Why there should be two ways to do ORM

Which gets back to the two ways you can approach ORM. The “right” way, according to the database purists, is to make the database king and think exclusively in relational terms. What matters is implementing the underlying relational model as completely and as correctly as possible. The “wrong” way is to favor the application, and treat the DB as a data store to back the objects which exist in your code.

The “wrong” way has been hugely successful, since it’s easy and it’s good enough for most people in most situations. This means that we need to have ORMs which do things “wrong”; without them, we’d live in a much less interesting world. Of course, most people in most situations are not all people in all situations, which means we also need to have ORMs which do things “right”; without them, we’d once again live in a much less interesting world.

And, of course, both camps end up searching for the ideal happy medium: the “wrong”-style ORMs either start building in more advanced features or they die off, and the “right”-style ORMs either introduce simpler interfaces or they never have users outside of the niche that’s willing to put up with the way they work. To take the canonical ORM debate from the Python world, this is why Django’s bundled ORM got a huge under-the-hood refit from Malcolm that introduced all sorts of interesting new capabilities (more on that some other day), and why so many people are working steadily on Elixir so that SQLAlchemy will be usable by mere mortals.

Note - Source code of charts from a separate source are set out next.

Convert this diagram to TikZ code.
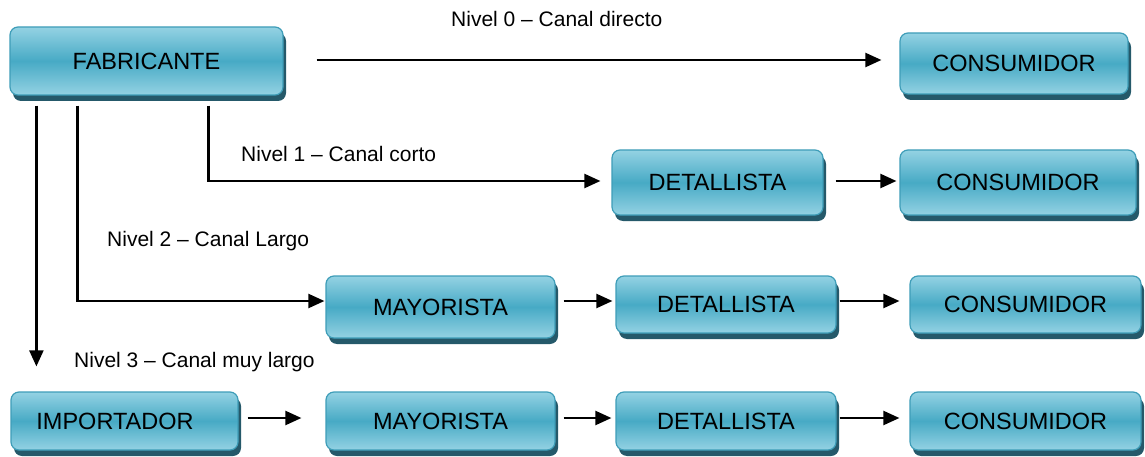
\documentclass[tikz,border=0pt]{standalone}
\usepackage{fontspec}
\setmainfont{Liberation Sans}
\usetikzlibrary{arrows.meta,shadows,calc}
\definecolor{boxtop}{HTML}{94D2E3}
\definecolor{boxmid}{HTML}{47AAC5}
\definecolor{boxedge}{HTML}{3E9DB8}
\definecolor{boxshadow}{HTML}{25596A}
\tikzset{
  box/.style={rounded corners=8pt, draw=boxedge, line width=1.2pt,
    top color=boxtop, bottom color=boxtop, middle color=boxmid,
    general shadow={shadow xshift=3pt, shadow yshift=-6pt, fill=boxshadow, draw=none},
    font=\fontsize{23.5}{28}\selectfont, inner sep=0pt},
  lbl/.style={font=\fontsize{21}{25}\selectfont, inner sep=0pt, anchor=base west},
  arr/.style={line width=2.2pt, -{Triangle[length=16pt,width=14pt]}},
}
\begin{document}
\begin{tikzpicture}[x=1pt,y=-1pt]
\useasboundingbox (0,0) rectangle (1145,457);
% boxes
\node[box, minimum width=273pt, minimum height=68pt] (fab) at (146.5,61) {FABRICANTE};
\node[box, minimum width=228pt, minimum height=61pt] (cons0) at (1014,63.5) {CONSUMIDOR};
\node[box, minimum width=211pt, minimum height=65pt] (det1) at (717.5,182.5) {DETALLISTA};
\node[box, minimum width=236pt, minimum height=65pt] (cons1) at (1018,182.5) {CONSUMIDOR};
\node[box, minimum width=229pt, minimum height=62pt] (may2) at (440.5,307) {MAYORISTA};
\node[box, minimum width=220pt, minimum height=57pt] (det2) at (726,304.5) {DETALLISTA};
\node[box, minimum width=231pt, minimum height=57pt] (cons2) at (1025.5,304.5) {CONSUMIDOR};
\node[box, minimum width=227pt, minimum height=58pt] (imp) at (124.5,421) {IMPORTADOR\hspace*{19pt}};
\node[box, minimum width=229pt, minimum height=58pt] (may3) at (440.5,421) {MAYORISTA};
\node[box, minimum width=220pt, minimum height=58pt] (det3) at (726,421) {DETALLISTA};
\node[box, minimum width=231pt, minimum height=58pt] (cons3) at (1025.5,421) {CONSUMIDOR};
% labels
\node[lbl] (l0) at (451,26.5) {Nivel 0 – Canal directo};
\node[lbl] (l1) at (241,161.5) {Nivel 1 – Canal corto};
\node[lbl] (l2) at (107,246.5) {Nivel 2 – Canal Largo};
\node[lbl] (l3) at (74,367.5) {Nivel 3 – Canal muy largo};
% branch start points
\coordinate (s1) at ($(fab.south west)+(199,10)$);
\coordinate (s2) at ($(fab.south west)+(68,10)$);
\coordinate (s3) at ($(fab.south west)+(27,10)$);
% connectors
\draw[arr, shorten <=33pt, shorten >=18pt] ([yshift=1pt]fab.east) -- ([yshift=1pt]fab.east -| cons0.west);
\draw[arr, shorten >=11pt] (s1) |- ([yshift=1.5pt]det1.west);
\draw[arr, shorten >=1pt] (s2) |- ([yshift=6pt]may2.west);
\draw[arr, shorten >=25pt] (s3) -- (s3 |- imp.north);
\draw[arr, shorten <=12pt, shorten >=3pt] ([yshift=1.5pt]det1.east) -- ([yshift=1.5pt]det1.east -| cons1.west);
\draw[arr, shorten <=8pt, shorten >=3pt] ([yshift=6pt]may2.east) -- ([yshift=6pt]may2.east -| det2.west);
\draw[arr, shorten <=3pt, shorten >=10pt] ([yshift=3.5pt]det2.east) -- ([yshift=3.5pt]det2.east -| cons2.west);
\draw[arr, shorten <=9pt, shorten >=24pt] ([yshift=3pt]imp.east) -- ([yshift=3pt]imp.east -| may3.west);
\draw[arr, shorten <=8pt, shorten >=4pt] ([yshift=3pt]may3.east) -- ([yshift=3pt]may3.east -| det3.west);
\draw[arr, shorten <=3pt, shorten >=10pt] ([yshift=3pt]det3.east) -- ([yshift=3pt]det3.east -| cons3.west);
\end{tikzpicture}
\end{document}
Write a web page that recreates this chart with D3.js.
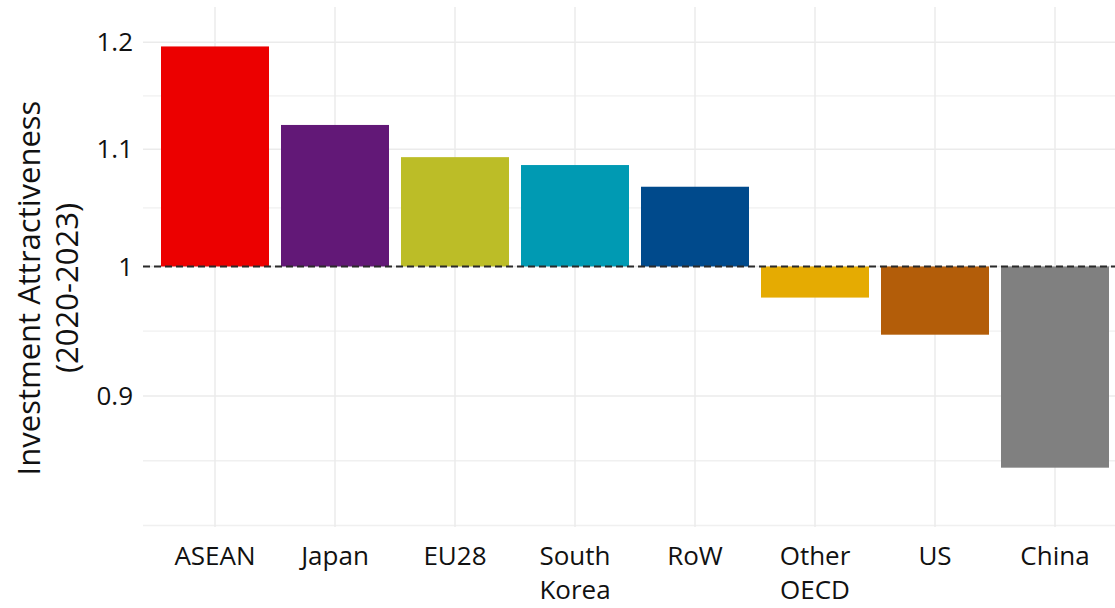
<!DOCTYPE html>
<html>
<head>
<meta charset="utf-8">
<script src="https://cdn.jsdelivr.net/npm/d3@7"></script>
<style>
  body { margin: 0; background: #fff; }
  text { font-family: "Open Sans", sans-serif; fill: #111; }
</style>
</head>
<body>
<div class="chart"></div>
<script>
const width = 1115
const height = 608

// data
const regions = ['ASEAN', 'Japan', 'EU28', 'South Korea', 'RoW', 'Other OECD', 'US', 'China']
const attractiveness = [1.196, 1.122, 1.093, 1.086, 1.067, 0.975, 0.946, 0.849]
const barColors = ['#ec0000', '#621877', '#bcbd27', '#009ab3', '#004a8c', '#e5ab02', '#b35d09', '#808080']
const yTicks = [0.9, 1, 1.1, 1.2]
const yTickLabels = ['0.9', '1', '1.1', '1.2']
const yMinorGrid = [0.81, 0.8538, 0.9487, 1.0488, 1.1489]
const xLabelLines = [['ASEAN'], ['Japan'], ['EU28'], ['South', 'Korea'], ['RoW'], ['Other', 'OECD'], ['US'], ['China']]

const margin = {top: 7, right: -12, bottom: 81, left: 143}

const svg = d3.select('.chart')
    .append('svg')
        .attr('width', width)
        .attr('height', height)

const x = d3.scaleBand()
    .domain(regions)
    .range([margin.left, width - margin.right])
    .paddingInner(0.1)
    .paddingOuter(0.15)

const y = d3.scaleLog()
    .domain([0.809, 1.235])
    .range([height - margin.bottom, margin.top])

const grid = svg.append('g')

// minor gridlines
grid.selectAll('.minor')
    .data(yMinorGrid)
    .join('line')
        .attr('x1', margin.left)
        .attr('x2', width)
        .attr('y1', d => y(d))
        .attr('y2', d => y(d))
        .attr('stroke', '#f0f0f0')
        .attr('stroke-width', 1.3)

// major gridlines
grid.selectAll('.major')
    .data(yTicks)
    .join('line')
        .attr('x1', margin.left)
        .attr('x2', width)
        .attr('y1', d => y(d))
        .attr('y2', d => y(d))
        .attr('stroke', '#ebebeb')
        .attr('stroke-width', 1.5)

grid.selectAll('.vert')
    .data(regions)
    .join('line')
        .attr('x1', d => x(d) + x.bandwidth() / 2)
        .attr('x2', d => x(d) + x.bandwidth() / 2)
        .attr('y1', margin.top)
        .attr('y2', height - margin.bottom)
        .attr('stroke', '#ebebeb')
        .attr('stroke-width', 1.5)

// bars start at 1 (log scale baseline)
svg.append('g')
    .selectAll('rect')
    .data(regions)
    .join('rect')
        .attr('x', d => x(d))
        .attr('width', x.bandwidth())
        .attr('y', (d, i) => Math.min(y(attractiveness[i]), y(1)))
        .attr('height', (d, i) => Math.abs(y(attractiveness[i]) - y(1)))
        .attr('fill', (d, i) => barColors[i])

// reference line at 1
svg.append('line')
    .attr('x1', margin.left)
    .attr('x2', width)
    .attr('y1', y(1))
    .attr('y2', y(1))
    .attr('stroke', '#2a2a2a')
    .attr('stroke-width', 2)
    .attr('stroke-dasharray', '7,4')

// y tick labels
svg.append('g')
    .selectAll('text')
    .data(yTicks)
    .join('text')
        .attr('x', 133)
        .attr('y', d => y(d))
        .attr('dy', '0.35em')
        .attr('text-anchor', 'end')
        .style('font-size', '26px')
        .text((d, i) => yTickLabels[i])

// x labels
const xl = svg.append('g')
    .selectAll('text')
    .data(regions)
    .join('text')
        .attr('x', d => x(d) + x.bandwidth() / 2)
        .attr('y', 565)
        .attr('text-anchor', 'middle')
        .style('font-size', '26px')

xl.selectAll('tspan')
    .data((d, i) => xLabelLines[i])
    .join('tspan')
        .attr('x', function(){ return d3.select(this.parentNode).attr('x') })
        .attr('dy', (d, i) => i === 0 ? 0 : 34)
        .text(d => d)

// y axis title
const title = svg.append('text')
    .attr('transform', 'translate(0,288) rotate(-90)')
    .attr('text-anchor', 'middle')
    .style('font-size', '31px')

title.append('tspan').attr('x', 0).attr('y', 40).text('Investment Attractiveness')
title.append('tspan').attr('x', 0).attr('y', 78).text('(2020-2023)')
</script>
</body>
</html>
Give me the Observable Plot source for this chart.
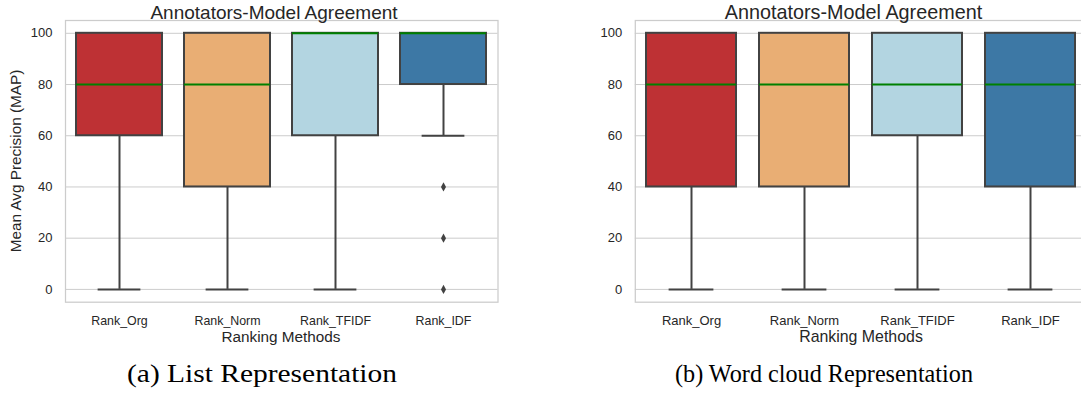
<!DOCTYPE html>
<html>
<head>
<meta charset="utf-8">
<script src="https://cdn.jsdelivr.net/npm/d3@7"></script>
<script src="https://cdn.jsdelivr.net/npm/@observablehq/plot@0.6"></script>
<style>
  html, body { margin: 0; padding: 0; background: #fff; overflow: hidden; width: 1081px; height: 394px; }
  #page { position: relative; width: 1081px; height: 394px; overflow: hidden; }
  .panel { position: absolute; top: 0; }
  .panel svg { max-width: none !important; display: block; }
  .overlay { position: absolute; left: 0; top: 0; pointer-events: none; }
</style>
</head>
<body>
<div id="page">
  <div id="left" class="panel" style="left:0px; width:540px"></div>
  <div id="right" class="panel" style="left:540px; width:560px"></div>
  <svg class="overlay" width="1081" height="394">
    <g font-family="Liberation Sans, Arial, sans-serif" fill="#262626">
      <text x="274" y="19" text-anchor="middle" font-size="19">Annotators-Model Agreement</text>
      <text x="853.5" y="19" text-anchor="middle" font-size="19.8">Annotators-Model Agreement</text>
      <text x="281" y="341.7" text-anchor="middle" font-size="15.3">Ranking Methods</text>
      <text x="861" y="341.7" text-anchor="middle" font-size="15.9">Ranking Methods</text>
      <text transform="translate(21,161) rotate(-90)" text-anchor="middle" font-size="15.3">Mean Avg Precision (MAP)</text>
    </g>
    <g font-family="Liberation Serif, Times New Roman, serif" fill="#000">
      <text x="262" y="381.7" text-anchor="middle" font-size="25" textLength="270" lengthAdjust="spacingAndGlyphs">(a) List Representation</text>
      <text x="824" y="381.7" text-anchor="middle" font-size="25" textLength="298" lengthAdjust="spacingAndGlyphs">(b) Word cloud Representation</text>
    </g>
  </svg>
</div>
<script>
// ---- data ----
const categories = ["Rank_Org", "Rank_Norm", "Rank_TFIDF", "Rank_IDF"];
const boxColors = ["#be3134", "#e9ae74", "#b3d5e1", "#3d78a5"];
const yTicks = [0, 20, 40, 60, 80, 100];

// (a) List Representation
const listLow    = [0, 0, 0, 60];
const listQ1     = [60, 40, 60, 80];
const listMedian = [80, 80, 100, 100];
const listQ3     = [100, 100, 100, 100];
const listHigh   = [100, 100, 100, 100];
const listOutlierMethods = ["Rank_IDF", "Rank_IDF", "Rank_IDF"];
const listOutlierValues  = [40, 20, 0];

// (b) Word cloud Representation
const cloudLow    = [0, 0, 0, 0];
const cloudQ1     = [40, 40, 60, 40];
const cloudMedian = [80, 80, 80, 80];
const cloudQ3     = [100, 100, 100, 100];
const cloudHigh   = [100, 100, 100, 100];
const cloudOutlierMethods = [];
const cloudOutlierValues  = [];

const lineColor = "#424242";

const thinDiamond = {
  draw(context, size) {
    const r = Math.sqrt(size / Math.PI);
    const w = r * 0.55;
    context.moveTo(0, -r);
    context.lineTo(w, 0);
    context.lineTo(0, r);
    context.lineTo(-w, 0);
    context.closePath();
  }
};

function panel({low, q1, median, q3, high, outM, outV, width, marginLeft, marginRight, tickFont, yFont}) {
  const rows = categories.map((m, i) => ({
    method: m, low: low[i], q1: q1[i], median: median[i], q3: q3[i], high: high[i], color: boxColors[i]
  }));
  const outliers = outM.map((m, i) => ({method: m, value: outV[i]}));
  const marginTop = 20, marginBottom = 48.3, height = 350;
  const step = (width - marginLeft - marginRight) / categories.length;
  const capInset = step * 0.8 / 4;
  return Plot.plot({
    width, height, marginTop, marginBottom, marginLeft, marginRight,
    style: {fontFamily: "Liberation Sans, Arial, sans-serif", color: "#262626", background: "transparent", maxWidth: "none"},
    x: {domain: categories, paddingInner: 0.2, paddingOuter: 0.1, align: 0.5},
    y: {domain: [-5, 105]},
    color: {type: "identity"},
    marks: [
      Plot.gridY(yTicks, {stroke: "#cccccc", strokeOpacity: 1, strokeWidth: 1}),
      Plot.frame({stroke: "#cccccc", strokeWidth: 1.25}),
      Plot.ruleX(rows, {x: "method", y1: "q3", y2: "high", stroke: lineColor, strokeWidth: 2}),
      Plot.ruleX(rows, {x: "method", y1: "low", y2: "q1", stroke: lineColor, strokeWidth: 2}),
      Plot.tickY(rows, {x: "method", y: "low", stroke: lineColor, strokeWidth: 2, insetLeft: capInset, insetRight: capInset}),
      Plot.tickY(rows, {x: "method", y: "high", stroke: lineColor, strokeWidth: 2, insetLeft: capInset, insetRight: capInset}),
      Plot.barY(rows, {x: "method", y1: "q1", y2: "q3", fill: "color", stroke: lineColor, strokeWidth: 2}),
      Plot.tickY(rows, {x: "method", y: "median", stroke: "#008000", strokeWidth: 2}),
      Plot.dot(outliers, {x: "method", y: "value", symbol: thinDiamond, r: 4.6, fill: lineColor, stroke: "none"}),
      Plot.axisY(yTicks, {tickSize: 0, tickPadding: 13, fontSize: yFont, label: null}),
      Plot.axisX({tickSize: 0, tickPadding: 13.5, fontSize: tickFont, label: null})
    ]
  });
}

document.getElementById("left").append(panel({
  low: listLow, q1: listQ1, median: listMedian, q3: listQ3, high: listHigh,
  outM: listOutlierMethods, outV: listOutlierValues,
  width: 540, marginLeft: 65, marginRight: 42.5, tickFont: 12.4, yFont: 13
}));
document.getElementById("right").append(panel({
  low: cloudLow, q1: cloudQ1, median: cloudMedian, q3: cloudQ3, high: cloudHigh,
  outM: cloudOutlierMethods, outV: cloudOutlierValues,
  width: 560, marginLeft: 94.8, marginRight: 13, tickFont: 13, yFont: 13
}));
</script>
</body>
</html>
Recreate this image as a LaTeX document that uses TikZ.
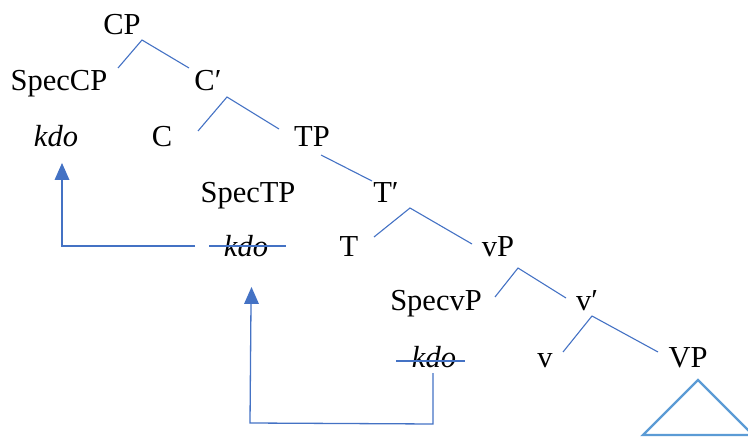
\documentclass[tikz,border=0pt]{standalone}
\usepackage{fontspec}
\setmainfont{Liberation Serif}
\definecolor{lnblue}{HTML}{4472C4}
\definecolor{triblue}{HTML}{5B9BD5}
\begin{document}
\begin{tikzpicture}[x=1bp,y=-1bp,
  lab/.style={anchor=base,inner sep=0pt,font=\fontsize{30.5bp}{36bp}\selectfont},
  edge/.style={draw=lnblue,line width=1.1bp},
  mv/.style={draw=lnblue,line width=1.3bp},
  tip/.style={fill=lnblue,draw=none}]
\useasboundingbox (0,0) rectangle (748,437);
% labels
\node[lab] (cp) at (122,35) {CP};
\node[lab] (speccp) at (59,91) {SpecCP};
\node[lab] (cbar) at (208,91) {C′};
\node[lab] (kdo1) at (56,147) {\itshape kdo};
\node[lab] (c) at (162,147) {C};
\node[lab] (tp) at (312,147) {TP};
\node[lab] (spectp) at (248,203) {SpecTP};
\node[lab] (tbar) at (386,203) {T′};
\node[lab] (kdo2) at (246,257) {\itshape kdo};
\node[lab] (t) at (349,257) {T};
\node[lab] (vp) at (498,257) {vP};
\node[lab] (specvp) at (436,311) {SpecvP};
\node[lab] (vbar) at (587,311) {v′};
\node[lab] (kdo3) at (434,368) {\itshape kdo};
\node[lab] (v) at (545,368) {v};
\node[lab] (VP) at (688,368) {VP};
% edge points
\coordinate (a1) at (142,40);
\coordinate (a1l) at (118,68);
\coordinate (a1r) at (189,68);
\coordinate (a2) at (227,97);
\coordinate (a2l) at (198,131);
\coordinate (a2r) at (279,129);
\coordinate (a3) at (321,155);
\coordinate (a3r) at (372,181);
\coordinate (a4) at (410,208);
\coordinate (a4l) at (374,237);
\coordinate (a4r) at (472,244);
\coordinate (a5) at (518,268);
\coordinate (a5l) at (495,297);
\coordinate (a5r) at (566,298);
\coordinate (a6) at (592,316);
\coordinate (a6l) at (563,352);
\coordinate (a6r) at (658,352);
\draw[edge] (a1l) -- (a1) -- (a1r);
\draw[edge] (a2l) -- (a2) -- (a2r);
\draw[edge] (a3) -- (a3r);
\draw[edge] (a4l) -- (a4) -- (a4r);
\draw[edge] (a5l) -- (a5) -- (a5r);
\draw[edge] (a6l) -- (a6) -- (a6r);
% strike-throughs
\draw[mv] (209,246) -- (286,246);
\draw[mv] (396,361) -- (465,361);
% movement arrows
\coordinate (m1s) at (195,246);
\coordinate (m1c) at (62,246);
\coordinate (m1t) at (62,180);
\draw[mv] (m1s) -- (m1c) -- (m1t);
\fill[tip] (62,163) -- (54.5,180) -- (69.5,180) -- cycle;
\coordinate (m2s) at (433,373);
\coordinate (m2c) at (433,424);
\coordinate (m2d) at (250,423);
\coordinate (m2t) at (251,303);
\draw[mv] (m2s) -- (m2c) -- (m2d) -- (m2t);
\fill[tip] (251.5,287) -- (244,304) -- (259,304) -- cycle;
% triangle
\draw[draw=triblue,line width=2.4bp,line join=miter] (698,380) -- (643,435) -- (753,435) -- cycle;
\end{tikzpicture}
\end{document}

I’ll admit that, once upon a time, I had some misgivings about the “wrong” sort of ORM, so I have some idea of where the purists are coming from. But after a couple of years working, day in and day out, with one of the alleged worst offenders, I’ve realized that there’s room for libraries that don’t expose everything your database can do, and that debates about who’s “right” and who’s “wrong” take a back seat to the much more important question of “who’s actually getting shit done?” As it turns out, people on both sides.